I don’t want to relitigate the whole Last Dangerous Visions thing here, which you can read about on Wikipedia if you don’t know the details. But I do wish JMS the best of luck wrestling that beast…the Wiki entry does claim that Blackstone (the publisher of the DV reissue) will be releasing Last Dangerous Visions late next year, but surely no one can blame me if I say “I’ll believe it when I see it.”

5 Responses to “The ghost of Harlan is going to get me for putting his book so close to a Fantagraphics thing.”

  • Jack says:

    It’s been an age since I read it-bought a copy in a used bookstore back in my teens, don’t ask how long ago that is-but I’m almost certain that “Aye, And Gomorrah” by Samuel R. Delany has probably held up the best, mainly because it’s a hugely queer coded story once you get under the hood, and its themes of gender are decades ahead of its time. Much like, lets face it, Samuel R. Delany. Otherwise, most of the book is a lot of mainstream SF writers trying to be edgy, by the standards of the 1960s. The Philip K. Dick story got a hilarious call out in a posthumous Dick book for Harlan Ellison saying he was high when he wrote it, and while I loved Philip Jose Farmer’s “Riders of the Purple Wage” back in the day, the last time I read it I was struck by a nasty undercurrent of misogyny in it that 17 year old me missed, and I’ve never read it again.

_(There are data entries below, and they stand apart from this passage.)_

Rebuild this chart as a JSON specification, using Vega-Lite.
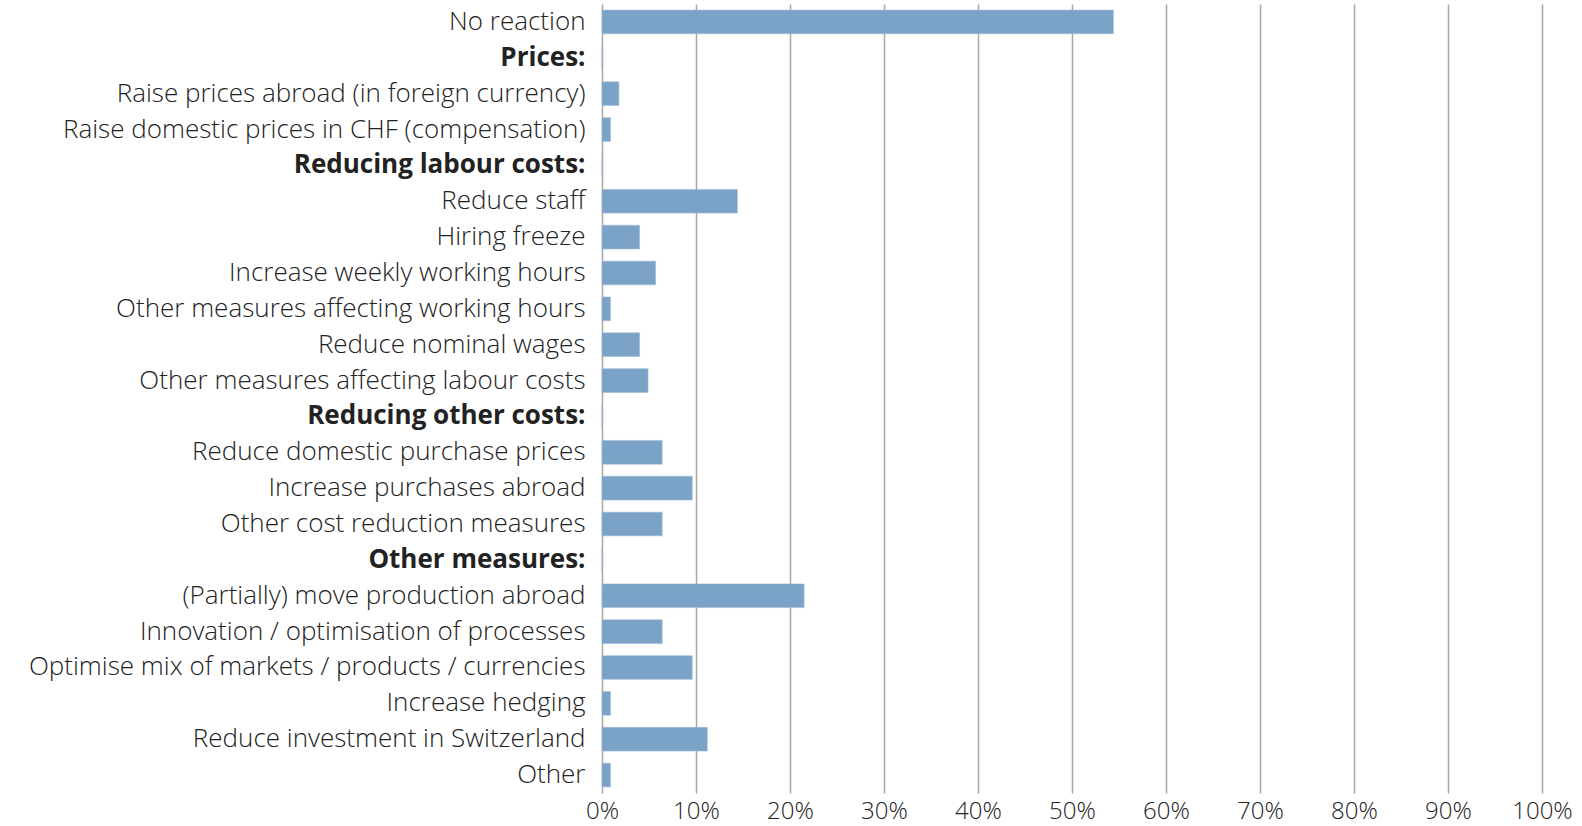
{
  "$schema": "https://vega.github.io/schema/vega-lite/v6.json",
  "autosize": "none",
  "width": 940,
  "height": 789,
  "padding": {"left": 602, "top": 4, "right": 40, "bottom": 33},
  "background": "white",
  "data": {
    "values": [
      {"label": "No reaction", "value": 54.4},
      {"label": "Prices:", "value": 0},
      {"label": "Raise prices abroad (in foreign currency)", "value": 1.8},
      {"label": "Raise domestic prices in CHF (compensation)", "value": 0.9},
      {"label": "Reducing labour costs:", "value": 0},
      {"label": "Reduce staff", "value": 14.4},
      {"label": "Hiring freeze", "value": 4.0},
      {"label": "Increase weekly working hours", "value": 5.7},
      {"label": "Other measures affecting working hours", "value": 0.9},
      {"label": "Reduce nominal wages", "value": 4.0},
      {"label": "Other measures affecting labour costs", "value": 4.9},
      {"label": "Reducing other costs:", "value": 0},
      {"label": "Reduce domestic purchase prices", "value": 6.4},
      {"label": "Increase purchases abroad", "value": 9.6},
      {"label": "Other cost reduction measures", "value": 6.4},
      {"label": "Other measures:", "value": 0},
      {"label": "(Partially) move production abroad", "value": 21.5},
      {"label": "Innovation / optimisation of processes", "value": 6.4},
      {"label": "Optimise mix of markets / products / currencies", "value": 9.6},
      {"label": "Increase hedging", "value": 0.9},
      {"label": "Reduce investment in Switzerland", "value": 11.2},
      {"label": "Other", "value": 0.9}
    ]
  },
  "mark": {"type": "bar", "color": "#7BA2C7", "stroke": "#9DBBD8", "strokeWidth": 0.6},
  "encoding": {
    "y": {
      "field": "label",
      "type": "nominal",
      "sort": null,
      "title": null,
      "scale": {"paddingInner": 0.34, "paddingOuter": 0.17},
      "axis": {
        "domain": false,
        "ticks": false,
        "grid": false,
        "labelPadding": 17,
        "labelLimit": 0,
        "labelFont": "Open Sans",
        "labelFontSize": 26,
        "labelColor": "#222222",
        "labelFontWeight": {
          "condition": {"test": "indexof(['Prices:', 'Reducing labour costs:', 'Reducing other costs:', 'Other measures:'], datum.value) >= 0", "value": "bold"},
          "value": 300
        }
      }
    },
    "x": {
      "field": "value",
      "type": "quantitative",
      "title": null,
      "scale": {"domain": [0, 100], "nice": false},
      "axis": {
        "values": [0, 10, 20, 30, 40, 50, 60, 70, 80, 90, 100],
        "labelExpr": "datum.value + '%'",
        "domain": false,
        "ticks": false,
        "grid": true,
        "gridColor": "#A6A6A6",
        "gridWidth": 1.5,
        "labelPadding": 6,
        "labelFont": "Open Sans",
        "labelFontSize": 24,
        "labelFontWeight": 300,
        "labelColor": "#222222",
        "labelFlush": false
      }
    }
  },
  "config": {"view": {"stroke": null}}
}
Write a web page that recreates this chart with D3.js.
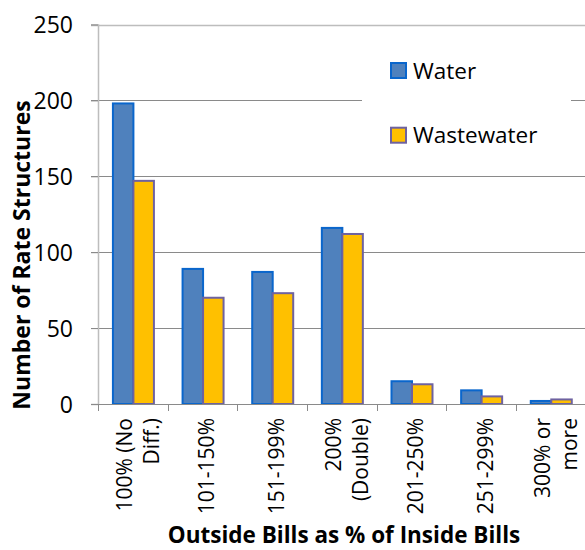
<!DOCTYPE html>
<html>
<head>
<meta charset="utf-8">
<script src="https://cdn.jsdelivr.net/npm/d3@7"></script>
<style>
  html, body { margin: 0; padding: 0; background: #fff; }
  svg { display: block; }
  text { font-family: "Open Sans", Lato, sans-serif; fill: #000; }
</style>
</head>
<body>
<svg id="chart" width="585" height="550"></svg>
<script>
const categories = ["100% (No Diff.)", "101-150%", "151-199%", "200% (Double)", "201-250%", "251-299%", "300% or more"];
const categoryLines = [["100% (No", "Diff.)"], ["101-150%"], ["151-199%"], ["200%", "(Double)"], ["201-250%"], ["251-299%"], ["300% or", "more"]];
const seriesNames = ["Water", "Wastewater"];
const waterValues = [198, 89, 87, 116, 15, 9, 2];
const wastewaterValues = [147, 70, 73, 112, 13, 5, 3];
const yTicks = [0, 50, 100, 150, 200, 250];
const xTitle = "Outside Bills as % of Inside Bills";
const yTitle = "Number of Rate Structures";

const fills = { Water: "#4F81BD", Wastewater: "#FFC000" };
const strokes = { Water: "#0A66CC", Wastewater: "#6E62A0" };

const svg = d3.select("#chart");
const mLeft = 98, mRight = 585.5, mTop = 24.5, mBottom = 404;

const x = d3.scaleBand().domain(categories).range([mLeft, mRight]).padding(0);
const y = d3.scaleLinear().domain([0, 250]).range([mBottom, mTop]);
const bw = x.bandwidth();
const groupW = 41;
const x1 = d3.scaleBand().domain(seriesNames).range([(bw - groupW) / 2 + 0.6, (bw + groupW) / 2 + 0.6]).padding(0);

// gridlines
svg.append("g").selectAll("line").data(yTicks.filter(d => d > 0)).join("line")
  .attr("x1", mLeft - 7).attr("x2", mRight)
  .attr("y1", d => Math.round(y(d)) + 0.5).attr("y2", d => Math.round(y(d)) + 0.5)
  .attr("stroke", d => d === 250 ? "#BDBDBD" : "#8A8A8A")
  .attr("stroke-width", d => d === 250 ? 1.5 : 1);

// y axis
const yAxis = d3.axisLeft(y).tickValues(yTicks).tickSize(7).tickPadding(18).tickFormat(d3.format("d"));
const ya = svg.append("g").attr("transform", `translate(${mLeft},0)`).call(yAxis);
ya.select(".domain").attr("stroke", "#BDBDBD").attr("stroke-width", 1.5);
ya.selectAll(".tick line").attr("stroke", "#8A8A8A");
ya.selectAll(".tick text").style("font-size", "23px").style("font-family", "'Open Sans'").attr("fill", "#000").attr("dy", "0.36em");

// legend background
const legend = svg.append("g");
legend.append("rect").attr("x", 362).attr("y", 40).attr("width", 209).attr("height", 125).attr("fill", "#fff");

// bars
const data = categories.map((c, i) => ({ c, vals: [{ s: "Water", v: waterValues[i] }, { s: "Wastewater", v: wastewaterValues[i] }] }));
const groups = svg.append("g").selectAll("g").data(data).join("g")
  .attr("transform", d => `translate(${x(d.c)},0)`);
groups.selectAll("rect").data(d => d.vals).join("rect")
  .attr("x", d => x1(d.s))
  .attr("width", x1.bandwidth())
  .attr("y", d => y(d.v))
  .attr("height", d => y(0) - y(d.v))
  .attr("fill", d => fills[d.s])
  .attr("stroke", d => strokes[d.s])
  .attr("stroke-width", 2);

// x axis
const xAxisLine = svg.append("g");
xAxisLine.append("line").attr("x1", mLeft).attr("x2", mRight).attr("y1", mBottom + 0.5).attr("y2", mBottom + 0.5).attr("stroke", "#8A8A8A");
const boundaries = categories.map(c => x(c)).concat([mRight]);
xAxisLine.selectAll("line.tk").data(boundaries).join("line").attr("class", "tk")
  .attr("x1", d => Math.round(d) + 0.5).attr("x2", d => Math.round(d) + 0.5)
  .attr("y1", mBottom).attr("y2", mBottom + 7).attr("stroke", "#8A8A8A");

// x tick labels
const xl = svg.append("g");
categories.forEach((c, i) => {
  const lines = categoryLines[i];
  const cx = x(c) + bw / 2;
  lines.forEach((ln, j) => {
    const bx = lines.length === 1 ? cx + 12 : cx - 1 + j * 27;
    xl.append("text")
      .attr("transform", `translate(${bx},418) rotate(-90)`)
      .attr("text-anchor", "end")
      .style("font-size", "21px")
      .text(ln);
  });
});

// legend items
seriesNames.forEach((s, i) => {
  const ly = 62 + i * 64.7;
  legend.append("rect").attr("x", 391).attr("y", ly + 1).attr("width", 15).attr("height", 15)
    .attr("fill", fills[s]).attr("stroke", strokes[s]).attr("stroke-width", 2);
  legend.append("text").attr("x", 413).attr("y", ly + 16.5).style("font-size", "22.5px").text(s);
});

// axis titles
svg.append("text").attr("x", 344).attr("y", 543).attr("text-anchor", "middle")
  .style("font-size", "22.5px").style("font-weight", "bold").text(xTitle);
svg.append("text").attr("transform", "translate(30,255) rotate(-90)").attr("text-anchor", "middle")
  .style("font-size", "23px").style("font-weight", "bold").text(yTitle);
</script>
</body>
</html>
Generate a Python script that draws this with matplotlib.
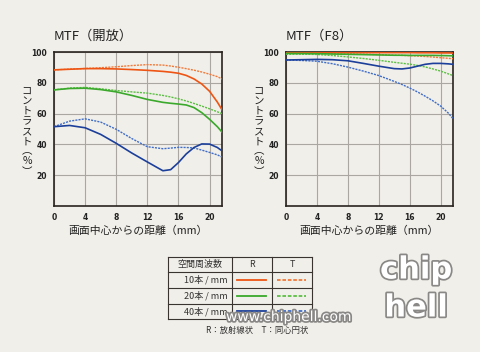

    Always preferred Michael Moorcock’s side of the New Wave of SF back in the 1960s anyway, but YMMV.

  • JohnJ says:

    Weirdly, the story I still remember most from DV is “In the Barn” (I think that’s the title) as a strange precursor to “The Handmaid’s Tale.”
    Looked over the list for TLDV and was most struck by a story credited to “Firesign Theater” Used to have all their records but haven’t heard from them in ages.
    I did order a copy of “The John Varley Reader” after reading this, so you did help sell a book. Somebody should have tried to film his Gaea Trilogy.

  • Chris Gumprich says:

    “Blackstone (the publisher of the DV reissue) will be releasing Last Dangerous Visions late next year,”

    I read that as BLACKTHORNE, and was very confused for a minute. Though it does seem like the sort of thing they would have done.

    LAST DANGEROUS VISIONS 3-D, anyone?

  • Mikester says:

    Chris – believe it or not, I first misread it in the exact same way.

  • Snark Shark says:

    “BLACKTHORNE”

    Finally, a Harlan Ellison written Nervous Rex!